Graph InfoClust: Leveraging cluster-level node information for unsupervised graph representation learning (2009.06946v1)

Published 15 Sep 2020 in cs.LG and stat.ML

Abstract: Unsupervised (or self-supervised) graph representation learning is essential to facilitate various graph data mining tasks when external supervision is unavailable. The challenge is to encode the information about the graph structure and the attributes associated with the nodes and edges into a low dimensional space. Most existing unsupervised methods promote similar representations across nodes that are topologically close. Recently, it was shown that leveraging additional graph-level information, e.g., information that is shared among all nodes, encourages the representations to be mindful of the global properties of the graph, which greatly improves their quality. However, in most graphs, there is significantly more structure that can be captured, e.g., nodes tend to belong to (multiple) clusters that represent structurally similar nodes. Motivated by this observation, we propose a graph representation learning method called Graph InfoClust (GIC), that seeks to additionally capture cluster-level information content. These clusters are computed by a differentiable K-means method and are jointly optimized by maximizing the mutual information between nodes of the same clusters. This optimization leads the node representations to capture richer information and nodal interactions, which improves their quality.
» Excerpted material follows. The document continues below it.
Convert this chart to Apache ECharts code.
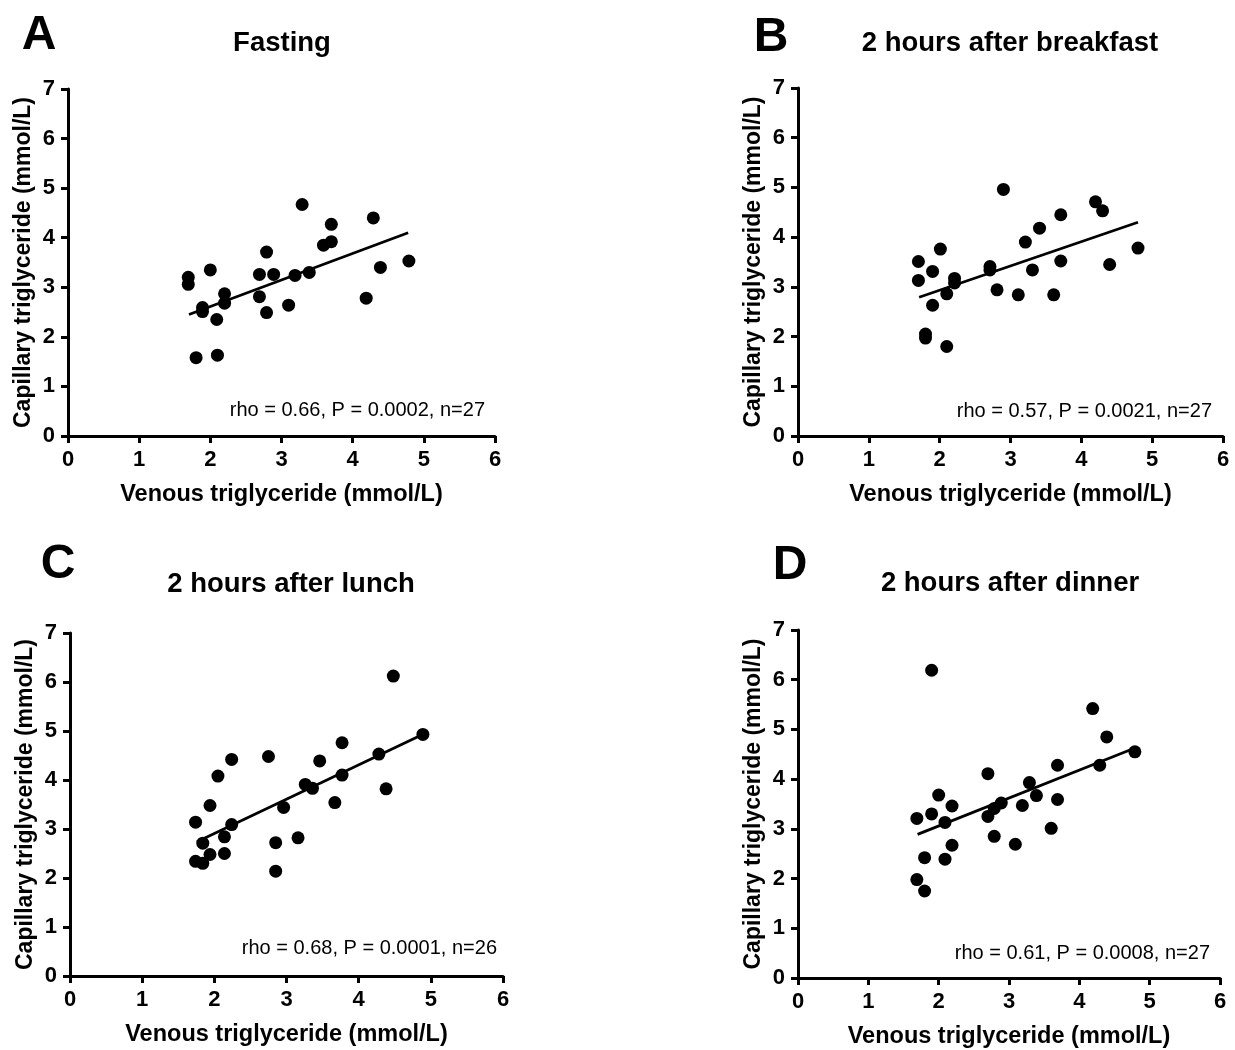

Experiments show that GIC outperforms state-of-art methods in various downstream tasks (node classification, link prediction, and node clustering) with a 0.9% to 6.1% gain over the best competing approach, on average.

Citations (52)

View on Semantic Scholar

Summary

The paper introduces a novel unsupervised method that captures intra-cluster information via differentiable clustering to improve node embeddings.
It leverages noise-contrastive estimation to maximize mutual information between nodes and cluster summaries, outperforming traditional graph learning techniques.
Empirical results show performance gains of 0.9% to 6.1% in tasks like node classification and link prediction across standard benchmarks.
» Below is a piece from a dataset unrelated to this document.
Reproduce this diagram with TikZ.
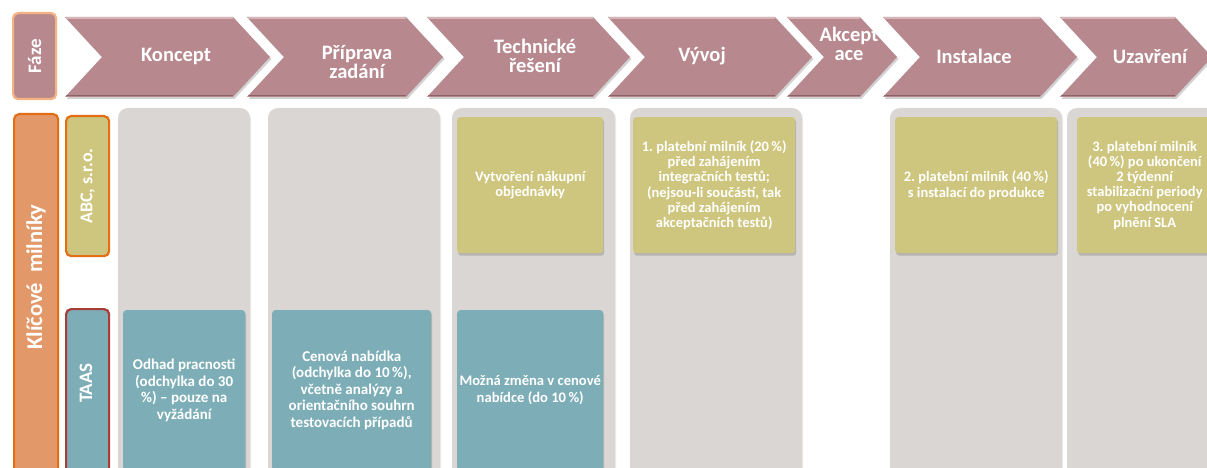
\documentclass[tikz,border=0pt]{standalone}
\usepackage{fontspec}
\setmainfont{Carlito}
\usetikzlibrary{shadows}
\frenchspacing

\definecolor{mauve}{RGB}{183,137,143}
\definecolor{mauvelight}{RGB}{214,180,184}
\definecolor{mauvedark}{RGB}{140,98,105}
\definecolor{fazeedge}{RGB}{245,178,130}
\definecolor{milfill}{RGB}{226,152,104}
\definecolor{orangeedge}{RGB}{228,110,20}
\definecolor{olive}{RGB}{206,198,126}
\definecolor{tealbox}{RGB}{125,174,183}
\definecolor{redge}{RGB}{170,60,55}
\definecolor{colgray}{RGB}{218,214,211}

\tikzset{
  phase/.style={fill=mauve, drop shadow={opacity=0.35, shadow xshift=1.5pt, shadow yshift=-2pt}},
  phasetop/.style={draw=mauvelight, line width=1.2pt, line cap=round},
  phasebottom/.style={draw=mauvedark, line width=1pt, line cap=round},
  hdr/.style={text=white, font=\bfseries\fontsize{20.5}{19}\selectfont, align=center},
  sidebox/.style={rounded corners=5pt, line width=2.2pt, inner sep=0pt, anchor=north west},
  sidetxt/.style={text=white, rotate=90, font=\bfseries\fontsize{18}{20}\selectfont},
  column/.style={fill=colgray, rounded corners=10pt, drop shadow={opacity=0.15, shadow xshift=1pt, shadow yshift=-1pt}},
  milestone/.style={rounded corners=3pt, inner sep=2pt, anchor=north west, align=center, text=white,
    drop shadow={opacity=0.4, shadow xshift=1pt, shadow yshift=-2.5pt}},
  ybox/.style={milestone, fill=olive, minimum height=136pt, font=\bfseries\fontsize{14.5}{15.2}\selectfont},
  tbox/.style={milestone, fill=tealbox, minimum height=160pt, font=\bfseries\fontsize{15}{16.5}\selectfont},
}

% chevron outline: left edge x, tip x
\newcommand\chevronpath[2]{(#1,17) -- (#2-37,17) -- (#2,57) -- (#2-37,97) -- (#1,97) -- (#1+37,57) -- cycle}
% bevel strokes along the top and bottom edges of a chevron
\newcommand\chevronbevel[2]{%
  \draw[phasetop] (#1+1.5,18) -- (#2-37.5,18);
  \draw[phasebottom] (#1+1.5,96) -- (#2-37.5,96);}

\begin{document}
\begin{tikzpicture}[x=1pt, y=-1pt]
\useasboundingbox (0,0) rectangle (1207,468);
\clip (0,0) rectangle (1207,468);
\fill[white] (0,0) rectangle (1207,468);

% ---- phase row ----
\node[sidebox, draw=fazeedge, fill=mauve, minimum width=43pt, minimum height=86pt] (faze) at (12,12) {};
\node[sidetxt, font=\bfseries\fontsize{19}{20}\selectfont] (fazetxt) at (faze.center) {Fáze};

\path[phase] \chevronpath{1060}{1212}; \chevronbevel{1060}{1212}
\path[phase] \chevronpath{883}{1077};  \chevronbevel{883}{1077}
\path[phase] \chevronpath{787}{897};   \chevronbevel{787}{897}
\path[phase] \chevronpath{608}{812};   \chevronbevel{608}{812}
\path[phase] \chevronpath{427}{630};   \chevronbevel{427}{630}
\path[phase] \chevronpath{247}{443};   \chevronbevel{247}{443}
\path[phase] \chevronpath{65}{270};    \chevronbevel{65}{270}

\node[hdr] (p1) at (176,56) {Koncept};
\node[hdr] (p2) at (357,62) {Příprava\\zadání};
\node[hdr] (p3) at (535,56) {Technické\\řešení};
\node[hdr] (p4) at (702,56) {Vývoj};
\node[hdr] (p5) at (849,44) {Akcept\\ace};
\node[hdr] (p6) at (974,56) {Instalace};
\node[hdr] (p7) at (1150,56) {Uzavření};

% ---- row headers ----
\node[sidebox, draw=orangeedge, fill=milfill, minimum width=44pt, minimum height=380pt] (mil) at (13,113) {};
\node[sidetxt, font=\bfseries\fontsize{22.5}{24}\selectfont] (miltxt) at (36,277) {Klíčové\ \ milníky};

\node[sidebox, draw=orangeedge, fill=olive, minimum width=43pt, minimum height=140pt] (abc) at (65,115) {};
\node[sidetxt] (abctxt) at (abc.center) {ABC, s.r.o.};

\node[sidebox, draw=redge, fill=tealbox, minimum width=43pt, minimum height=180pt] (taas) at (65,308) {};
\node[sidetxt, font=\bfseries\fontsize{19}{20}\selectfont] (taastxt) at (86,383) {TAAS};

% ---- phase columns ----
\path[column] (118,108) rectangle (250,490);
\path[column] (268,108) rectangle (440,490);
\path[column] (452,108) rectangle (615,490);
\path[column] (630,108) rectangle (802,490);
\path[column] (890,108) rectangle (1062,490);
\path[column] (1067,108) rectangle (1240,490);

% ---- ABC milestones ----
\node[ybox, minimum width=146pt] (y3) at (457,117) {Vytvoření nákupní\\objednávky};
\node[ybox, minimum width=162pt] (y4) at (633,117)
  {1. platební milník (20\,\%)\\před zahájením\\integračních testů;\\(nejsou-li součástí, tak\\před zahájením\\akceptačních testů)};
\node[ybox, minimum width=162pt] (y5) at (895,117)
  {2. platební milník (40\,\%)\\s instalací do produkce};
\node[ybox, minimum width=135pt] (y6) at (1077,117)
  {3. platební milník\\(40\,\%) po ukončení\\2 týdenní\\stabilizační periody\\po vyhodnocení\\plnění SLA};

% ---- TAAS milestones ----
\node[tbox, minimum width=122pt] (t1) at (123,310)
  {Odhad pracnosti\\(odchylka do 30\\\%) -- pouze na\\vyžádání};
\node[tbox, minimum width=159pt] (t2) at (272,310)
  {Cenová nabídka\\(odchylka do 10\,\%),\\včetně analýzy a\\orientačního souhrn\\testovacích případů};
\node[tbox, minimum width=146pt, inner xsep=0pt, font=\bfseries\fontsize{14.6}{16.5}\selectfont] (t3) at (457,310)
  {Možná změna v cenové\\nabídce (do 10\,\%)};
\end{tikzpicture}
\end{document}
Graph InfoClust: Leveraging Cluster-Level Node Information for Unsupervised Graph Representation Learning

The paper "Graph InfoClust: Leveraging Cluster-Level Node Information for Unsupervised Graph Representation Learning" introduces a novel methodology for unsupervised graph representation learning (GRL) with the intent to enhance the quality of node embeddings by leveraging cluster-level information. The primary motivation behind this approach is to incorporate additional structure inherent in most graphs which traditional methods overlook.

Key Concepts

Graph representation learning seeks to encode high-dimensional, non-Euclidean graph data into a lower-dimensional space while preserving the graph's structure and node/edge attributes. Traditional unsupervised GRL methods focus on promoting similar representations among topologically close nodes. While recent advancements incorporate global graph-level information to improve representation quality, Graph InfoClust (GIC) aims to further capture richness by embedding structurally similar nodes into multiplicitous clusters.

The distinguishing feature of GIC is its ability to capture intra-cluster information content, optimizing cluster assignments through a differentiable $K$ -means approach. This process helps in maximizing the mutual information between nodes and their respective cluster summaries, leading to more informative node representations.
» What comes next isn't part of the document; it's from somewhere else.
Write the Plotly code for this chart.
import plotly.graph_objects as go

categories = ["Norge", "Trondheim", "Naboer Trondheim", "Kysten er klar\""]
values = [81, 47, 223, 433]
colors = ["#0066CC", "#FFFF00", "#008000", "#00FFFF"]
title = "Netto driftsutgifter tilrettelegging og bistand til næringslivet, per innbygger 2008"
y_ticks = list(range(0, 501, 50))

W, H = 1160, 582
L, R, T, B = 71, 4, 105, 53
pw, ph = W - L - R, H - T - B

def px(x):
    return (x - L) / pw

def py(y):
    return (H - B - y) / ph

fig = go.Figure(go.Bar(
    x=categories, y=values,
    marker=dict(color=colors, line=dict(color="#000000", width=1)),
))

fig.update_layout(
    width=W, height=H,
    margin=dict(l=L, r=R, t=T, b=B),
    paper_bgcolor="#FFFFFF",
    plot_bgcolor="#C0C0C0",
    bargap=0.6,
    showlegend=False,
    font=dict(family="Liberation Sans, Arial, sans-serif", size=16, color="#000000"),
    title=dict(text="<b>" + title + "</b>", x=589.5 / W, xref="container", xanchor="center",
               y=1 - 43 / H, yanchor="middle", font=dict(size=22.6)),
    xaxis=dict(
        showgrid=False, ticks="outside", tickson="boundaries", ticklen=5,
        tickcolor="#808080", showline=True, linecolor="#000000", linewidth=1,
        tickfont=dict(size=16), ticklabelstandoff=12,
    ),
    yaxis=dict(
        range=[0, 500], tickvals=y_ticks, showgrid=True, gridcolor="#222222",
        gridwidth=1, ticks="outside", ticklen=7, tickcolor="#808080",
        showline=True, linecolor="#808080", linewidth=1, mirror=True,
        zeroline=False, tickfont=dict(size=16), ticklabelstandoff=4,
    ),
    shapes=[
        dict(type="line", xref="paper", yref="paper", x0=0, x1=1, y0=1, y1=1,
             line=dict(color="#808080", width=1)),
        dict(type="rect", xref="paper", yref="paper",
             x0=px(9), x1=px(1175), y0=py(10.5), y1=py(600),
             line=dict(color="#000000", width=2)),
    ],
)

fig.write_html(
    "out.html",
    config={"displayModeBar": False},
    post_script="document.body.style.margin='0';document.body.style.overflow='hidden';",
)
Methodological Innovations

Cluster-Level Information: GIC employs cluster summaries in addition to the global graph summary, capturing information that nodes share within clusters.
Differentiable Clustering: By using an end-to-end differentiable $K$ -means, GIC jointly optimizes cluster assignments, allowing for seamless integration with the GRL process.
Noise-Contrastive Estimation: The mutual information between nodes and cluster/global summaries is estimated using a noise-contrastive approach, improving the robustness of the node representations.

Empirical Evaluation

The paper evaluates GIC across multiple well-established datasets, including CORA, CiteSeer, and PubMed, demonstrating superior performance over state-of-the-art methods. The representations learned with GIC yield gains of 0.9% to 6.1% in tasks such as node classification, link prediction, and clustering. Such improvements highlight the effectiveness of incorporating cluster-level information into the representation learning process.

Implications

Theoretical and practical implications of GIC are significant:

Enhanced Representation Capacity: By capturing both global and cluster-specific information, GIC potentially offers richer and more discriminative node embeddings, beneficial for numerous graph-based tasks.
Scalability and Flexibility: The differentiable clustering mechanism allows GIC to scale effectively across large datasets while maintaining flexibility in capturing varying graph structures.

Future Directions

The findings suggest several avenues for future research, such as:

Refinement of Clustering Techniques: Investigating alternative differentiable clustering methods could further optimize node representation quality.
Integration with Supervised Methods: Exploring hybrid approaches integrating GIC with supervised learning strategies may provide enhanced performance in labeled datasets.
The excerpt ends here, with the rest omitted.